What we do

Our constitution describes our purpose as “to proclaim the gospel of our Lord Jesus Christ”.

In concrete terms, we aim to:

  1. Bring good news to LGBT Catholics
  2. Deliver pastoral support for LGBT Catholics
  3. Provide resources for LGBT Catholics
  4. Practise advocacy for LGBT Catholics

To which we could add, as a recent addition to our activities

  1. Work towards safer schools for LGBT Catholics

Bringing Good News/ Proclaiming the Gospel

The word “Gospel” is derived from “Good News”. Pope Francis’ first Apostolic Exhortation, Evangelii Gaudium (The Joy of the Gospel), emphasised this aspect of the Gospel message, and insisted that evangelization and proclaiming the Gospel is a task for all Catholics, not just for ordained clergy. In taking on this task in accordance with our own constitution, we are, in effect, bringing good news to LGBT Catholics – and carrying out Pope Francis’ instruction (and have been doing so, since well before he issued it).

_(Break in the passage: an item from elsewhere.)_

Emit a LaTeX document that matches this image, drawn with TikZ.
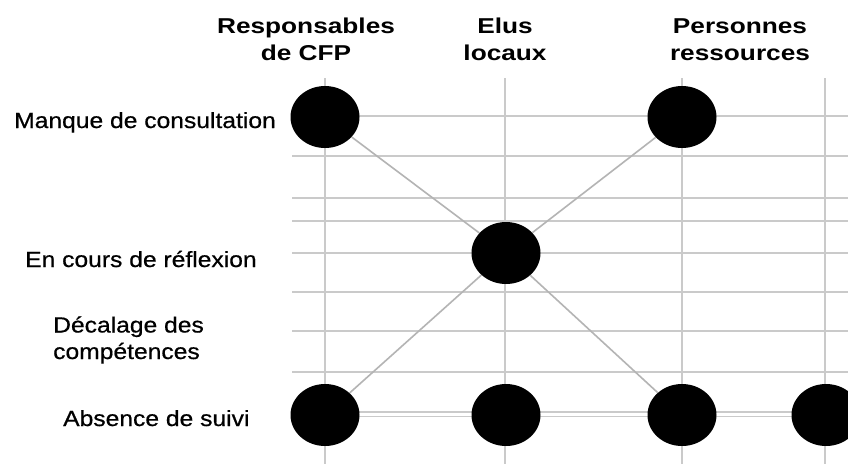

Specifically in terms of sexuality and gender, we seek to reassure our people that it is indeed possible to reconcile their sexual orientation or gender identity with their Catholic faith – and show them how this can be done.

We do this by a range of means. Our simple existence provides a simple counterexample to the claim that one cannot be both Catholic and gay (or lesbian, bisexual or transgender). One can, and we are. The overwhelming majority of our members identify as both Catholic, and openly lgbt. Many of these are also fully active, practising Catholics, out and proud in their local parishes, where they make valued contributions to parish life.

The idea that “gay Catholic” is an oxymoron, that it is impossible to be both a practising Catholic and lgbt, rests on a partial, inaccurate and incomplete reading of what Church teaching actually says. Quest aims to counter this by promoting a more complete and balanced understanding of Church teaching, by drawing attention to  where matters of sexuality and sexual ethics fit in the  broader context of the Gospels and Catholic teaching as a whole, and to the many neglected but supportive elements that also exist.

Delivering pastoral support.

Proclaiming Good News to LGBT Catholics is itself a form of pastoral support, for those who have been accustomed to hearing allegations that an affectional orientation to the same sex, or a non-conformist gender identity are somehow pathological, disordered, unnatural or sinful, and who in consequence have found themselves or believed themselves to be rejected by the Church.

Specifically, this pastoral support is made concrete in a number of ways, at both national and regional level.

The support we offer is to our own members in the United Kingdom, but is also available to others, here and worldwide, through the resources we provide on our website, in our publications, and at our conferences and retreats.

Advocacy on behalf of LGBT Catholics

We practise “establishing and extending a dialogue between homosexual Catholics and members of the clergy” by writing to and meeting with bishops, other diocesan officers, parish priests and religious orders, and lay groups, reminding them that relevant Catholic teaching is far more extensive, and more complex, than the simplistic “don’t do it” which is the popular understanding of the doctrine.

Working towards safer schools for LGBT Catholics.

One of the important Catholic groups we are working with as part of our advocacy, is all those involved with our Catholic schools.

The Catholic Catechism insists that lesbian and gay people should be protected from unjust discrimination, and from any form of violence or malice, in speech or in action. All schools have a similar obligation in law to protect LGBT children.  By working with Catholic schools, parent groups and church safeguarding teams as well as with the children themselves, Quest is doing more than just providing theoretical advocacy – we are also contributing directly to safeguarding young LGBT Catholics, by protecting them from bullying and violence, in speech or in action.